When the outer and inner conflicts align, the story’s climax resolves both simultaneously. The character defeats the external enemy by overcoming the internal obstacle. The victory is not just physical but psychological. The reader feels it on both levels.
Escalation
Conflict must escalate. If the obstacles remain at the same intensity throughout the story, the narrative flatlines. The reader needs to feel that things are getting harder, that the stakes are rising, that the character is being pushed closer to a breaking point they may not survive.
Escalation does not mean every chapter must contain an explosion. It means the difficulty, the consequences, and the personal cost of the conflict must increase as the story progresses. A mystery that starts with a missing object and escalates to a missing person and then to a threat against the detective’s own family — that is escalation. Each stage raises the stakes.
The simplest rule: each plot structure turning point should make the character’s situation worse before it gets better. Take away their resources. Remove their allies. Force them to confront the thing they most want to avoid. Escalation is the craft of making victory feel earned by making defeat feel inevitable.
Common Mistakes
- Conflict that resolves too easily — If the problem is solved without significant effort, sacrifice, or cost, the reader feels cheated. Conflict without difficulty is not conflict. It is a formality.
- No internal conflict — A character who faces only external obstacles is a character the reader watches but does not inhabit. Internal conflict is what creates emotional investment. Without it, the story is spectacle.

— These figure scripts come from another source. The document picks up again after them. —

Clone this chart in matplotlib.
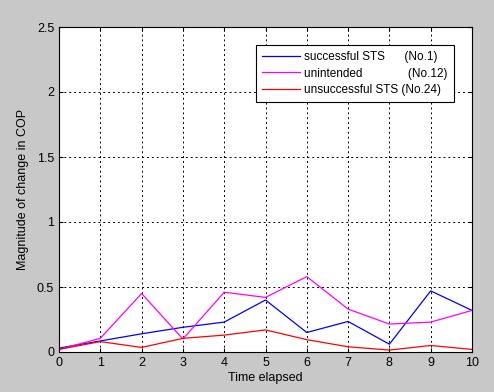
import matplotlib
matplotlib.use('Agg')
import matplotlib.pyplot as plt
import numpy as np

plt.rcParams['font.family'] = ['Liberation Sans', 'DejaVu Sans']

time = np.arange(0, 11)
successful = [0.03, 0.085, 0.14, 0.19, 0.23, 0.40, 0.15, 0.235, 0.06, 0.47, 0.32]
unintended = [0.02, 0.105, 0.45, 0.10, 0.46, 0.42, 0.58, 0.33, 0.215, 0.23, 0.32]
unsuccessful = [0.02, 0.08, 0.035, 0.105, 0.13, 0.17, 0.095, 0.04, 0.015, 0.05, 0.02]

labels = ['successful STS      (No.1)',
          'unintended              (No.12)',
          'unsuccessful STS (No.24)']

fig = plt.figure(figsize=(4.94, 3.92), dpi=100, facecolor='#c8c8c8')
ax = fig.add_axes([59 / 494, 1 - 352 / 392, 413 / 494, 325 / 392])
ax.set_facecolor('white')

ax.plot(time, successful, color='blue', lw=0.9, label=labels[0])
ax.plot(time, unintended, color='magenta', lw=0.9, label=labels[1])
ax.plot(time, unsuccessful, color='red', lw=0.9, label=labels[2])

ax.set_xlim(0, 10)
ax.set_ylim(0, 2.5)
ax.set_xticks(time)
ax.set_yticks([0, 0.5, 1, 1.5, 2, 2.5])
ax.set_yticklabels(['0', '0.5', '1', '1.5', '2', '2.5'])
ax.grid(True, color='black', linestyle=(0, (2, 3)), lw=0.7)
ax.tick_params(direction='in', top=True, right=True, labelsize=9, length=3)
for s in ax.spines.values():
    s.set_linewidth(0.8)

ax.set_xlabel('Time elapsed', fontsize=9, labelpad=2)
ax.set_ylabel('Magnitude of change in COP', fontsize=9, labelpad=6)

leg = ax.legend(loc='upper right', bbox_to_anchor=(0.956, 0.945), fontsize=8.5,
                fancybox=False, framealpha=1, edgecolor='black', borderaxespad=0,
                handlelength=3.2, handletextpad=0.4, borderpad=0.5, labelspacing=0.4)
leg.get_frame().set_linewidth(0.8)

fig.savefig('out.png', dpi=100, facecolor=fig.get_facecolor())
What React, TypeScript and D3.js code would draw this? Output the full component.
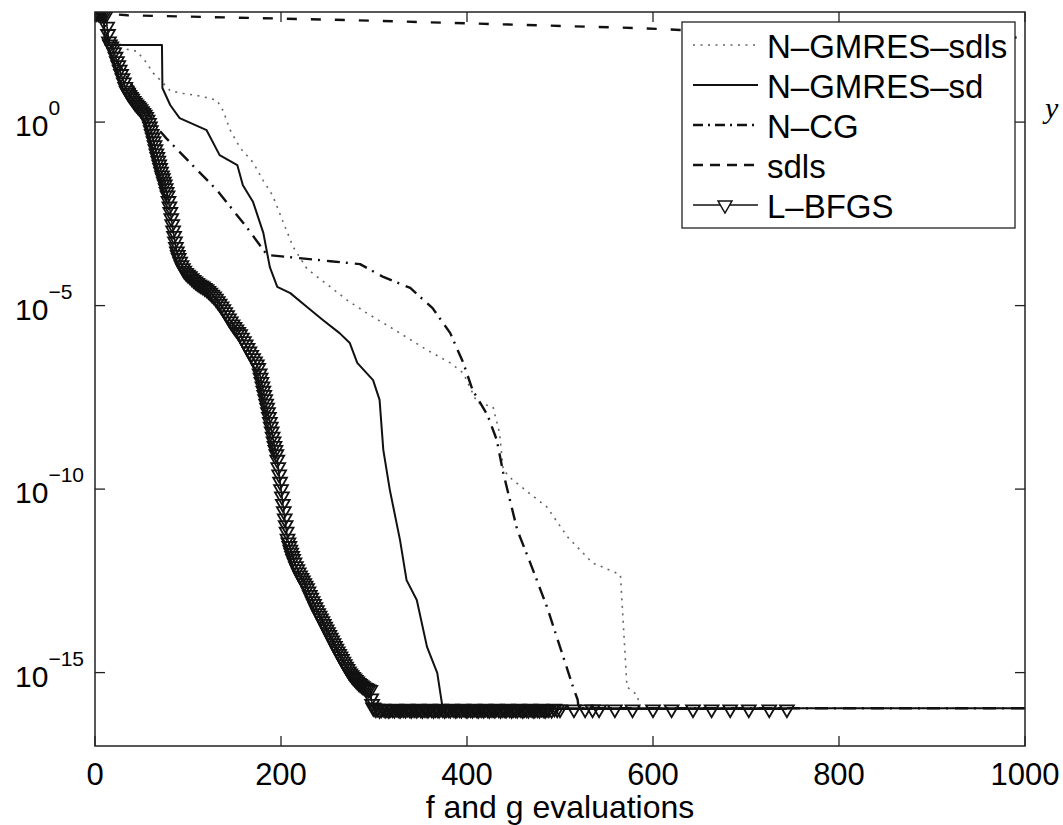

- Conflict that does not connect to theme — Random obstacles are not the same as meaningful conflict. Every conflict in the story should illuminate what the story is about. If the theme is the cost of ambition, the conflicts should test the character’s ambition and force them to pay for it.
- Static conflict — The same obstacle repeated at the same intensity across multiple chapters. Conflict must evolve, escalate, and transform. If the character faces the same problem in chapter twelve that they faced in chapter three, the story has stalled.
- Unmotivated antagonism — An antagonist who opposes the protagonist for no discernible reason creates conflict that feels manufactured. Give every opposing force a reason — even the impersonal ones. Nature is indifferent, not malicious. Society has its own logic. Even fate, in the best stories, has a terrible consistency.
Conflict is not something that happens to characters. It is something that reveals them. Every obstacle strips away another layer of pretense and forces the character to show who they are when comfort and safety are gone. That revelation — raw, honest, sometimes ugly — is why readers read fiction. Not to watch people succeed, but to watch people struggle and discover, in the struggle, what they are made of.